The liberals worry that he is showing signs of delivering less than he promised. Some even wonder if they are not witnessing an unlikely conspiracy with the Chinese, in which Britain will have been seen to try for more democracy and failed honourably. The commercial taipans, meanwhile, after wringing their hands at the damage the Governor's quarrel could do to their businesses, have been reassured by the steady rise in the stock market and now take comfort in what they see as his increasing irrelevance.
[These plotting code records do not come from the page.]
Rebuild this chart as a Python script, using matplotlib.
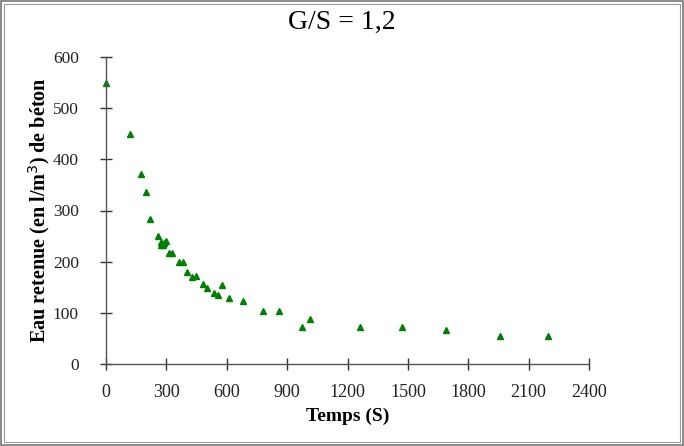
import numpy as np
import matplotlib.pyplot as plt
from matplotlib.patches import Rectangle

plt.rcParams['font.family'] = ['Liberation Serif', 'DejaVu Serif']

# time (s) and retained water (l/m3 of concrete)
temps = [0, 121, 174, 200, 220, 260, 272, 275, 281, 288, 300, 315, 328,
         361, 385, 404, 425, 447, 482, 503, 535, 556, 576, 611, 679,
         778, 858, 975, 1015, 1262, 1469, 1690, 1959, 2194]
eau = [549, 449, 372, 337, 284, 251, 239, 232, 232, 237, 240, 216, 216,
       199, 199, 180, 170, 172, 157, 149, 139, 134, 154, 129, 123,
       104, 104, 72, 87, 73, 73, 67, 55, 55]

xticks = np.arange(0, 2401, 300)
yticks = np.arange(0, 601, 100)

fig = plt.figure(figsize=(6.84, 4.46), dpi=100)
ax = fig.add_axes([106/684, 1-364/446, 483/684, 307/446])

ax.plot(temps, eau, '^', c='green', ms=4.5, mec='green', clip_on=False)

ax.set_xlim(0, 2400)
ax.set_ylim(0, 600)
ax.set_xticks(xticks)
ax.set_yticks(yticks)
for s in ['top', 'right']:
    ax.spines[s].set_visible(False)
for s in ['left', 'bottom']:
    ax.spines[s].set_color('#555555')
    ax.spines[s].set_linewidth(1)
ax.tick_params(direction='inout', length=9, width=1, color='#333333',
               labelsize=13, labelcolor='#222222')
ax.tick_params(axis='x', pad=10)
ax.tick_params(axis='y', pad=15, labelsize=12.5)

ax.set_xlabel('Temps (S)', fontsize=14, fontweight='bold', labelpad=5)
ax.set_ylabel('Eau retenue (en l/m$^3$) de béton', fontsize=14.5, fontweight='bold',
              labelpad=1)
fig.text(0.5, 1-22/446, 'G/S = 1,2', ha='center', va='center', fontsize=20)

# double frame around the chart
fig.patches.append(Rectangle((1/684, 1/446), 682/684, 444/446, transform=fig.transFigure,
                             fill=False, ec='#777777', lw=1.2))
fig.patches.append(Rectangle((4/684, 4/446), 676/684, 438/446, transform=fig.transFigure,
                             fill=False, ec='#999999', lw=0.8))

plt.savefig('out.png', dpi=100)
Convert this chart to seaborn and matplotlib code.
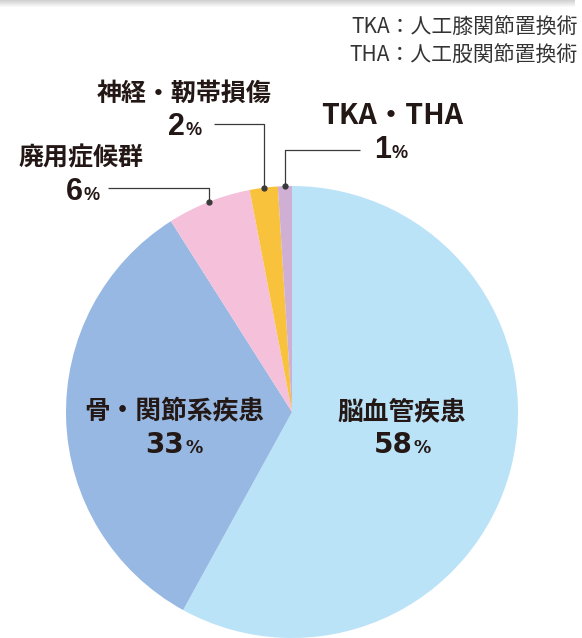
import numpy as np
import matplotlib.pyplot as plt
import seaborn as sns

# Data
categories = ["脳血管疾患", "骨・関節系疾患", "廃用症候群", "神経・靭帯損傷", "TKA・THA"]
shares = [58, 33, 6, 2, 1]
colors = ["#bbe3f8", "#96b8e2", "#f4c0da", "#f9c23c", "#cfb0d4"]
notes = ["TKA：人工膝関節置換術", "THA：人工股関節置換術"]

sns.set_theme(style="white")
plt.rcParams["font.family"] = ["Noto Sans CJK JP", "DejaVu Sans"]

W, H = 582, 638
CX, CY, R = 292, 412, 226
TXT = "#231815"


def Y(y):
    # pixel row (from top) -> data y
    return H - y


fig = plt.figure(figsize=(W / 100, H / 100), dpi=100)
ax = fig.add_axes([0, 0, 1, 1])

wedges, _ = ax.pie(shares, colors=colors, startangle=90, counterclock=False,
                   center=(CX, Y(CY)), radius=R, wedgeprops=dict(linewidth=0))
ax.set_xlim(0, W)
ax.set_ylim(0, H)
ax.set_aspect("equal")
ax.axis("off")

# faint shadow band at the top
grad = np.linspace(0.82, 1.0, 8).reshape(-1, 1) * np.ones((1, 50))
ax.imshow(grad, cmap="gray", vmin=0, vmax=1, extent=(0, 575, H - 8, H),
          aspect="auto", zorder=0, interpolation="bilinear")


def pct(xsplit, ybase, num, size, small, fam, w):
    ax.text(xsplit, Y(ybase), str(num), ha="right", va="baseline", fontsize=size,
            color=TXT, family=fam, fontweight=w)
    ax.text(xsplit + 1, Y(ybase), "%", ha="left", va="baseline", fontsize=small,
            color=TXT, family=fam, fontweight=w)


def anchor(w):
    t = np.deg2rad((w.theta1 + w.theta2) / 2)
    return CX + R * np.cos(t), Y(CY) + R * np.sin(t)


# inside labels
ax.text(402, Y(412), categories[0], ha="center", va="center", fontsize=18.5,
        fontweight="bold", color=TXT)
pct(413, 453, shares[0], 20, 12.5, "DejaVu Sans", "bold")
ax.text(174, Y(412), categories[1], ha="center", va="center", fontsize=18.5,
        fontweight="bold", color=TXT)
pct(184, 453, shares[1], 20, 12.5, "DejaVu Sans", "bold")

# outside labels with leader lines
outside = [
    # idx, label centre x, label centre y, pct split x, pct baseline, line start x, line y
    (2, 81, 158, 83, 200, 108, 188),
    (3, 184, 94, 185, 135, 214, 124),
    (4, 392, 116, 391, 158, 360, 150),
]
for idx, lx, ly, px, pb, sx, sy in outside:
    size = 20.5 if idx == 4 else 18
    ax.text(lx, Y(ly), categories[idx], ha="center", va="center", fontsize=size,
            fontweight="bold", color=TXT)
    pct(px, pb, shares[idx], 22, 13, "Liberation Sans", "bold")
    axx, axy = anchor(wedges[idx])
    ax.plot([sx, axx, axx], [Y(sy), Y(sy), axy], color="#3a3a3a", lw=0.9,
            solid_capstyle="butt")
    ax.plot([axx], [axy], "o", color="#3a3a3a", ms=3.5)

# abbreviation notes
for i, note in enumerate(notes):
    ax.text(578, Y(27 + 28.5 * i), note, ha="right", va="center", fontsize=15,
            color="#333333")

fig.savefig("out.png", dpi=100)
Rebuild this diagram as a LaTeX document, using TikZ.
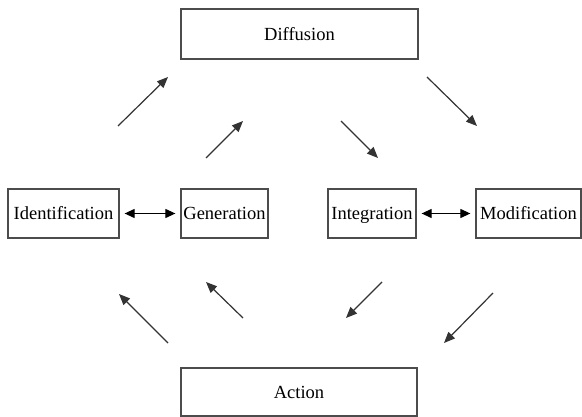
\documentclass[tikz,border=0pt]{standalone}
\usepackage{fontspec}
\setmainfont{Liberation Serif}
\usetikzlibrary{arrows.meta}
\begin{document}
\begin{tikzpicture}[x=1pt,y=-1pt,
  stage/.style={draw=black!70, line width=1.3pt, inner sep=0pt, align=center,
    font=\fontsize{18.5}{20}\selectfont, text height=13pt, text depth=0pt,
    minimum height=49pt},
  flow/.style={draw=black!80, line width=1.2pt, -{Triangle[length=11pt,width=9pt]}},
  link/.style={draw=black, line width=1.2pt, {Triangle[length=10pt,width=9pt]}-{Triangle[length=10pt,width=9pt]}, shorten >=5pt, shorten <=5pt}]
\useasboundingbox (0,0) rectangle (582,417);
% stage boxes
\node[stage, minimum width=237pt, minimum height=50pt] (diff) at (299.5,34) {Diffusion};
\node[stage, minimum width=236pt, minimum height=48pt] (act) at (299,392) {Action};
\node[stage, minimum width=111pt] (ident) at (63.5,213.5) {Identification};
\node[stage, minimum width=87pt] (gen) at (224.5,213.5) {Generation};
\node[stage, minimum width=88pt] (integ) at (372,213.5) {Integration};
\node[stage, minimum width=105pt] (modif) at (528.5,213.5) {Modification};
% two-way links
\draw[link] (ident) -- (gen);
\draw[link] (integ) -- (modif);
% free-standing cycle arrows
\coordinate (a1s) at (118,126); \coordinate (a1e) at (168,77);
\coordinate (a2s) at (206,158); \coordinate (a2e) at (243,121);
\coordinate (a3s) at (341,121); \coordinate (a3e) at (378,158);
\coordinate (a4s) at (427,77);  \coordinate (a4e) at (477,126);
\coordinate (a5s) at (168,343); \coordinate (a5e) at (119,294);
\coordinate (a6s) at (243,318); \coordinate (a6e) at (206,282);
\coordinate (a7s) at (382,282); \coordinate (a7e) at (346,318);
\coordinate (a8s) at (493,293); \coordinate (a8e) at (444,343);
\foreach \i in {1,...,8} \draw[flow] (a\i s) -- (a\i e);
\end{tikzpicture}
\end{document}
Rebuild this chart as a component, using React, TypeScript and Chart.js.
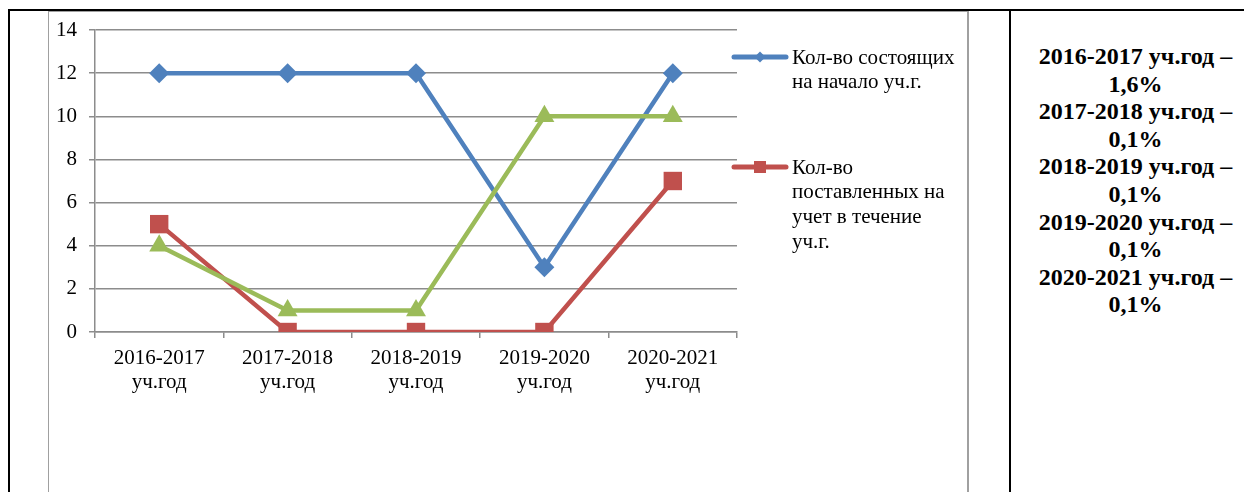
import React, { useEffect, useRef } from 'react';
import { Chart, registerables } from 'chart.js';

Chart.register(...registerables);

const categories: string[][] = [
  ['2016-2017', 'уч.год'],
  ['2017-2018', 'уч.год'],
  ['2018-2019', 'уч.год'],
  ['2019-2020', 'уч.год'],
  ['2020-2021', 'уч.год'],
];
const enrolledAtStart = [12, 12, 12, 3, 12];
const registeredDuring = [5, 0, 0, 0, 7];
const thirdSeries = [4, 1, 1, 10, 10];
const yMin = 0;
const yMax = 14;
const yStep = 2;
const legendTexts: string[][] = [
  ['Кол-во состоящих', 'на начало уч.г.'],
  ['Кол-во', 'поставленных на', 'учет в течение', 'уч.г.'],
];
const notes: string[][] = [
  ['2016-2017 уч.год –', '1,6%'],
  ['2017-2018 уч.год –', '0,1%'],
  ['2018-2019 уч.год –', '0,1%'],
  ['2019-2020 уч.год –', '0,1%'],
  ['2020-2021 уч.год –', '0,1%'],
];

const BLUE = '#4F81BD';
const RED = '#C0504D';
const GREEN = '#9BBB59';
const GRID = '#8c8c8c';
const FONT = "'Liberation Serif', 'Times New Roman', serif";

const CANVAS_LEFT = 49;
const CANVAS_TOP = 10;
const CANVAS_W = 919;
const CANVAS_H = 482;

const legendPlugin = {
  id: 'wordLegend',
  afterDraw(chart: any) {
    const ctx: CanvasRenderingContext2D = chart.ctx;
    const items = [
      { color: BLUE, y: 47, shape: 'diamond', lines: legendTexts[0] },
      { color: RED, y: 157, shape: 'square', lines: legendTexts[1] },
    ];
    ctx.save();
    items.forEach((it) => {
      ctx.strokeStyle = it.color;
      ctx.fillStyle = it.color;
      ctx.lineWidth = 5;
      ctx.lineCap = 'round';
      ctx.beginPath();
      ctx.moveTo(685, it.y);
      ctx.lineTo(737, it.y);
      ctx.stroke();
      const cx = 711;
      ctx.beginPath();
      if (it.shape === 'diamond') {
        const r = 5.5;
        ctx.moveTo(cx - r, it.y);
        ctx.lineTo(cx, it.y - r);
        ctx.lineTo(cx + r, it.y);
        ctx.lineTo(cx, it.y + r);
        ctx.closePath();
      } else {
        ctx.rect(cx - 6, it.y - 6, 12, 12);
      }
      ctx.fill();
      ctx.fillStyle = '#000';
      ctx.font = `21px ${FONT}`;
      ctx.textBaseline = 'middle';
      ctx.textAlign = 'left';
      it.lines.forEach((t, i) => {
        ctx.fillText(t, 743, it.y + 1 + i * 24.7);
      });
    });
    ctx.restore();
  },
};

export default function App() {
  const ref = useRef<HTMLCanvasElement | null>(null);

  useEffect(() => {
    if (!ref.current) return;
    const chart = new Chart(ref.current, {
      type: 'line',
      data: {
        labels: categories,
        datasets: [
          {
            label: legendTexts[0].join(' '),
            data: enrolledAtStart,
            borderColor: BLUE,
            backgroundColor: BLUE,
            borderWidth: 4.5,
            pointStyle: 'rectRot',
            pointRadius: 10,
            pointBorderWidth: 0,
            pointBackgroundColor: BLUE,
            tension: 0,
            order: 2,
          },
          {
            label: legendTexts[1].join(' '),
            data: registeredDuring,
            borderColor: RED,
            backgroundColor: RED,
            borderWidth: 4.5,
            pointStyle: 'rect',
            pointRadius: 13,
            pointBorderWidth: 0,
            pointBackgroundColor: RED,
            tension: 0,
            order: 1,
          },
          {
            label: 'series3',
            data: thirdSeries,
            borderColor: GREEN,
            backgroundColor: GREEN,
            borderWidth: 4.5,
            pointStyle: 'triangle',
            pointRadius: 11.5,
            pointBorderWidth: 0,
            pointBackgroundColor: GREEN,
            tension: 0,
            order: 0,
          },
        ],
      },
      options: {
        animation: false,
        responsive: false,
        maintainAspectRatio: false,
        devicePixelRatio: 1,
        layout: { padding: { left: 0, top: 20, right: 231, bottom: 0 } },
        plugins: {
          legend: { display: false },
          tooltip: { enabled: false },
        },
        scales: {
          x: {
            type: 'category',
            offset: true,
            grid: {
              offset: true,
              drawOnChartArea: false,
              drawTicks: true,
              tickLength: 6,
              color: GRID,
              lineWidth: 1.5,
            },
            border: { display: true, color: GRID, width: 1.5 },
            ticks: {
              color: '#000',
              font: { family: FONT, size: 21, lineHeight: 1.17 },
              padding: 8,
              maxRotation: 0,
              autoSkip: false,
            },
            afterFit: (scale: any) => {
              scale.height = 160;
              scale.paddingLeft = 0;
              scale.paddingRight = 0;
            },
          },
          y: {
            min: yMin,
            max: yMax,
            grid: {
              drawTicks: true,
              tickLength: 6,
              color: GRID,
              lineWidth: 1.5,
            },
            border: { display: true, color: GRID, width: 1.5 },
            ticks: {
              stepSize: yStep,
              color: '#000',
              font: { family: FONT, size: 21 },
              padding: 12,
            },
            afterFit: (scale: any) => {
              scale.width = 46;
              scale.paddingTop = 0;
              scale.paddingBottom = 0;
            },
          },
        },
      },
      plugins: [legendPlugin],
    } as any);
    return () => chart.destroy();
  }, []);

  return (
    <div
      style={{
        position: 'fixed',
        left: 0,
        top: 0,
        width: 1244,
        height: 492,
        overflow: 'hidden',
        background: '#fff',
      }}
    >
      <div style={{ position: 'absolute', left: 8, top: 9, width: 1236, height: 2, background: '#000' }} />
      <div style={{ position: 'absolute', left: 8, top: 9, width: 2, height: 483, background: '#000' }} />
      <div style={{ position: 'absolute', left: 1009, top: 9, width: 2, height: 483, background: '#000' }} />
      <div
        style={{
          position: 'absolute',
          left: 48,
          top: 10.5,
          width: 918,
          height: 500,
          borderLeft: '1.5px solid #a0a0a0',
          borderTop: '1.5px solid #a0a0a0',
          borderRight: '2px solid #a0a0a0',
        }}
      />
      <canvas
        ref={ref}
        width={CANVAS_W}
        height={CANVAS_H}
        style={{ position: 'absolute', left: CANVAS_LEFT, top: CANVAS_TOP, width: CANVAS_W, height: CANVAS_H }}
      />
      <div
        style={{
          position: 'absolute',
          left: 1020,
          top: 43,
          width: 231,
          textAlign: 'center',
          fontFamily: FONT,
          fontWeight: 'bold',
          fontSize: 24,
          lineHeight: '27.6px',
          whiteSpace: 'nowrap',
          color: '#000',
        }}
      >
        {notes.map((n, i) => (
          <React.Fragment key={i}>
            {n.map((line, j) => (
              <div key={j}>{line}</div>
            ))}
          </React.Fragment>
        ))}
      </div>
    </div>
  );
}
Patten's supporters, on the other hand - and there are still quite a few - believe there is a game worth playing and that he is playing it well. 'It would have been true in the Seventies,' said one, 'that China had nothing to lose by dismantling Hong Kong after 1997. But now they are more vulnerable to international opinion . . . They are far less likely than before to overturn what he achieves. He has raised the question of Hong Kong to international status, and when he hands it over things will be better than they otherwise would have been. It is a worthwhile exercise because any progress can be counted as a net gain.'

The final verdict is some way off. If it goes badly, as they point out in Hong Kong, it is the people there who will pay the price. But Patten will suffer, too, as failure would affect any political ambitions he might still have. These are already compromised: if he stays to the end, as he has said he will, he will miss the next election. But he will still be only 53, and many think the Tories may well need a man of his intellectual weight.

Such thoughts may not be uppermost in his mind. 'Chris tends to get on with the job in hand,' said a friend, 'rather than dreaming of the next one.' There are other calculations for a man who believes in original sin and original virtue. For Patten also believes in a Higher Judgement. Whatever happens, he wants to haul down the Union Jack with a clear conscience.